Friday 18 September 2020

What is Ground in Electronic Circuits?

An example circuit with lots of connections to ground

When you start learning about circuits, you’re bound to ask “what is ground?” at one point or another. Are you actually suppose to connect your circuit into the ground??

First of all: grounding in electronics is different from grounding in high voltage electrical systems. And this article is about electronics (although I’ll mention the other case at the end).

Grounding in electronics

I got an email from a reader a little while back:

«The ground symbol keeps appearing at different points in a circuit and I could not understand why a particular place was chosen for grounding. What is ground?» 
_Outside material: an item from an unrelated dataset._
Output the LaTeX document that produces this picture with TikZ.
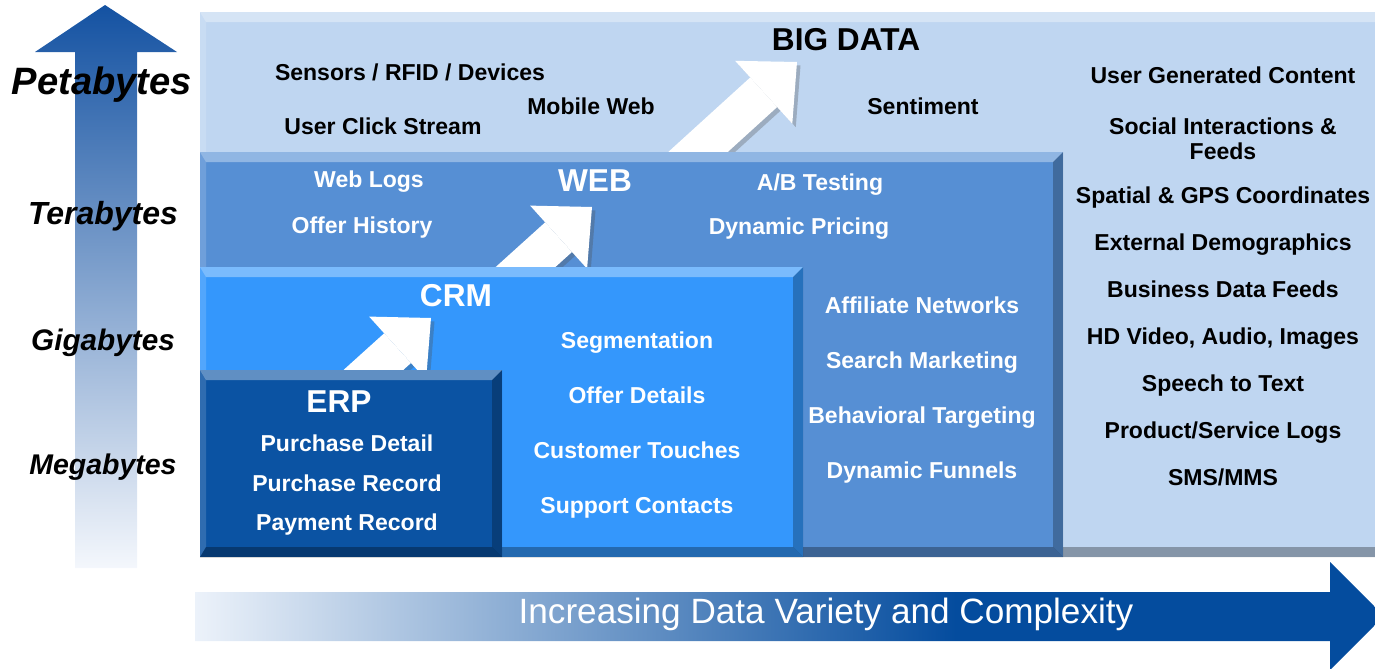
\documentclass[tikz,border=0pt]{standalone}
\usepackage{fontspec}
\setmainfont{Liberation Sans}
\usetikzlibrary{arrows.meta}
\usetikzlibrary{positioning}
\usetikzlibrary{fit}
\definecolor{bigblue}{RGB}{191,214,241}
\definecolor{webblue}{RGB}{86,143,212}
\definecolor{crmblue}{RGB}{52,151,252}
\definecolor{erpblue}{RGB}{11,83,163}
\definecolor{axisblue}{RGB}{20,82,162}
\definecolor{axislight}{RGB}{244,247,252}
\definecolor{barblue}{RGB}{4,76,158}
\definecolor{barlight}{RGB}{236,242,250}
\pgfdeclarehorizontalshading{barshade}{100bp}{color(0bp)=(barlight); color(25bp)=(barlight);
  color(57bp)=(barblue); color(100bp)=(barblue)}
\tikzset{
    layer/.style={
           rectangle,
           inner sep=0pt, outer sep=0pt,
           fill=#1,
           path picture={
             \path (path picture bounding box.north west) coordinate (pnw)
                   (path picture bounding box.north east) coordinate (pne)
                   (path picture bounding box.south west) coordinate (psw)
                   (path picture bounding box.south east) coordinate (pse);
             % light top and left edge
             \fill[white, opacity=.35] (pnw) -- (pne) -- ([shift={(-2mm,-2mm)}]pne)
                  -- ([shift={(1.2mm,-2mm)}]pnw) -- cycle;
             \fill[white, opacity=.15] (pnw) -- ([shift={(1.2mm,-2mm)}]pnw)
                  -- ([shift={(1.2mm,2mm)}]psw) -- (psw) -- cycle;
             % dark right and bottom edge
             \fill[black, opacity=.25] (pne) -- (pse) -- ([shift={(-2mm,2mm)}]pse)
                  -- ([shift={(-2mm,-2mm)}]pne) -- cycle;
             \fill[black, opacity=.3] (psw) -- (pse) -- ([shift={(-2mm,2mm)}]pse)
                  -- ([shift={(1.2mm,2mm)}]psw) -- cycle;
           },
           },
     item/.style={
           font=\bfseries\fontsize{13.1}{14.4}\selectfont,
           align=center,
           inner sep=0pt,
           text height=1.6ex, text depth=.4ex,
           on grid,
           },
     darkitem/.style={item, text=black},
     lightitem/.style={item, text=white},
     layertitle/.style={
           font=\bfseries\fontsize{18}{20}\selectfont,
           inner sep=0pt,
           },
     scalelabel/.style={
           font=\bfseries\itshape\fontsize{#1}{#1}\selectfont,
           text=black,
           inner sep=0pt,
           },
     growarrow/.style={
           line width=8mm, draw=white,
           -{Triangle[length=9mm 0 0, width=17mm 0 0, line width=0pt 0 0]},
           },
     growshadow/.style={
           growarrow, draw=black!70, opacity=.3,
           transform canvas={shift={(0.7mm,-0.7mm)}},
           },
}

\begin{document}
\begin{tikzpicture}[x=0.2mm, y=-0.2mm]
	\useasboundingbox (0,0) rectangle (1375,669);
	\clip (0,0) rectangle (1375,669);

	% vertical axis: data volume
	\shade[top color=axisblue, bottom color=axislight]
		(105,5) -- (177,52) -- (137,52) -- (137,568) -- (75,568)
		-- (75,52) -- (35,52) -- cycle;
	\node[scalelabel=21.7] (peta) at (102,85) {Petabytes};
	\node[scalelabel=18.2] (tera) at (103,216) {Terabytes};
	\node[scalelabel=16.9] (giga) at (103,343) {Gigabytes};
	\node[scalelabel=16.2] (mega) at (103,467) {Megabytes};

	% big data layer
	\node[layer=bigblue, fit={(200,12) (1400,557)}] (big) {};
	\node[layertitle, text=black] (bigtitle) at (846,40) {BIG DATA};
	\node[darkitem] (sensors) at (410,75) {Sensors / RFID / Devices};
	\node[darkitem] (mobile) at (591,109) {Mobile Web};
	\node[darkitem] (click) at (383,129) {User Click Stream};
	\node[darkitem] (senti) at (923,109) {Sentiment};
	\node[darkitem] (ugc) at (1223,78) {User Generated Content};
	\node[darkitem, text height=, text depth=, below=12.1mm of ugc] (social)
		{Social Interactions \&\\Feeds};
	\node[darkitem, below=11.9mm of social] (gps) {Spatial \& GPS Coordinates};
	\node[darkitem, below=9.4mm of gps] (demo) {External Demographics};
	\node[darkitem, below=9.4mm of demo] (feeds) {Business Data Feeds};
	\node[darkitem, below=9.4mm of feeds] (video) {HD Video, Audio, Images};
	\node[darkitem, below=9.4mm of video] (speech) {Speech to Text};
	\node[darkitem, below=9.4mm of speech] (logs) {Product/Service Logs};
	\node[darkitem, below=9.4mm of logs] (sms) {SMS/MMS};

	\coordinate (webtail) at (665,182);
	\coordinate (bigtip) at (797,62);
	\draw[growshadow] (webtail) -- (bigtip);
	\draw[growarrow] (webtail) -- (bigtip);

	% web layer
	\node[layer=webblue, fit={(200,152) (1063,557)}] (web) {};
	\node[layertitle, text=white] (webtitle) at (595,181) {WEB};
	\node[lightitem] (weblogs) at (369,182) {Web Logs};
	\node[lightitem] (history) at (362,228) {Offer History};
	\node[lightitem] (abtest) at (820,185) {A/B Testing};
	\node[lightitem] (pricing) at (799,229) {Dynamic Pricing};
	\node[lightitem] (affil) at (922,308) {Affiliate Networks};
	\node[lightitem, below=11mm of affil] (search) {Search Marketing};
	\node[lightitem, below=11mm of search] (behav) {Behavioral Targeting};
	\node[lightitem, below=11mm of behav] (funnel) {Dynamic Funnels};

	\coordinate (crmtail) at (458,328);
	\coordinate (webtip) at (592,207);
	\draw[growshadow] (crmtail) -- (webtip);
	\draw[growarrow] (crmtail) -- (webtip);

	% crm layer
	\node[layer=crmblue, fit={(200,267) (803,557)}] (crm) {};
	\node[layertitle, text=white] (crmtitle) at (456,296) {CRM};
	\node[lightitem] (segment) at (637,343) {Segmentation};
	\node[lightitem, below=11mm of segment] (details) {Offer Details};
	\node[lightitem, below=11mm of details] (touches) {Customer Touches};
	\node[lightitem, below=11mm of touches] (support) {Support Contacts};

	\coordinate (erptail) at (298,438);
	\coordinate (crmtip) at (431,318);
	\draw[growshadow] (erptail) -- (crmtip);
	\draw[growarrow] (erptail) -- (crmtip);

	% erp layer
	\node[layer=erpblue, fit={(200,370) (502,557)}] (erp) {};
	\node[layertitle, text=white] (erptitle) at (339,402) {ERP};
	\node[lightitem] (pdetail) at (347,446) {Purchase Detail};
	\node[lightitem, below=8mm of pdetail] (precord) {Purchase Record};
	\node[lightitem, below=7.8mm of precord] (payment) {Payment Record};

	% horizontal axis: data variety
	\shade[shading=barshade] (195,592) -- (1330,592) -- (1330,562) -- (1384,616)
		-- (1330,670) -- (1330,641) -- (195,641) -- cycle;
	\node[font=\fontsize{20}{22}\selectfont, text=white, inner sep=0pt] (variety)
		at (826,614) {Increasing Data Variety and Complexity};
\end{tikzpicture}
\end{document}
Grounding something simply means connecting it to ground.

And in electronics, ground is just a name we give to a certain point in the circuit.

For example, in a circuit with one battery (with a positive and a negative terminal), we usually refer to the negative terminal as ground.

And to simplify drawing the circuit, we use a symbol.

The ground symbol
The Ground Symbol

So instead of drawing lines to all the places that should be connected to minus, you instead place the ground symbol there. This makes the circuit diagram much cleaner when there are a lot of connections to minus.

An example circuit with lots of connections to ground
An example circuit using ground symbols

Flow of Current When the Ground Symbol is Shown

To see how the current flows in a circuit diagram with ground symbols, just connect all the points that have ground symbols. That is what you do when you build the circuit.

A circuit with battery and resistor connected indirectly to battery with ground symbols.
A schematic using ground symbols
A circuit with battery and resistor connected directly to battery with lines.
The same schematic shown without ground symbols

Circuits With Positive, Negative and Ground Connections

In some schematic diagrams, you’ll find a connection to a positive terminal, a negative terminal, and a ground terminal.

This is common in for example amplifier circuits:

An amplifier circuit with dual power supply

So, how does this work?

In this scenario, the ground is the middle-point between the positive and the negative terminal. You can create these three voltage points by connecting two power sources in series:

Batteries connected to acheive negative voltage
The ground when using dual power supply

Since the ground terminal is in the middle between +9V and -9V, it’s normal to call it zero volts (0V).

Click here to learn what negative voltage is.

What is Ground in High-voltage Systems?

Sometimes though, the ground term refers to an actual connection to the ground/earth. But that is usually when talking about high-voltage systems.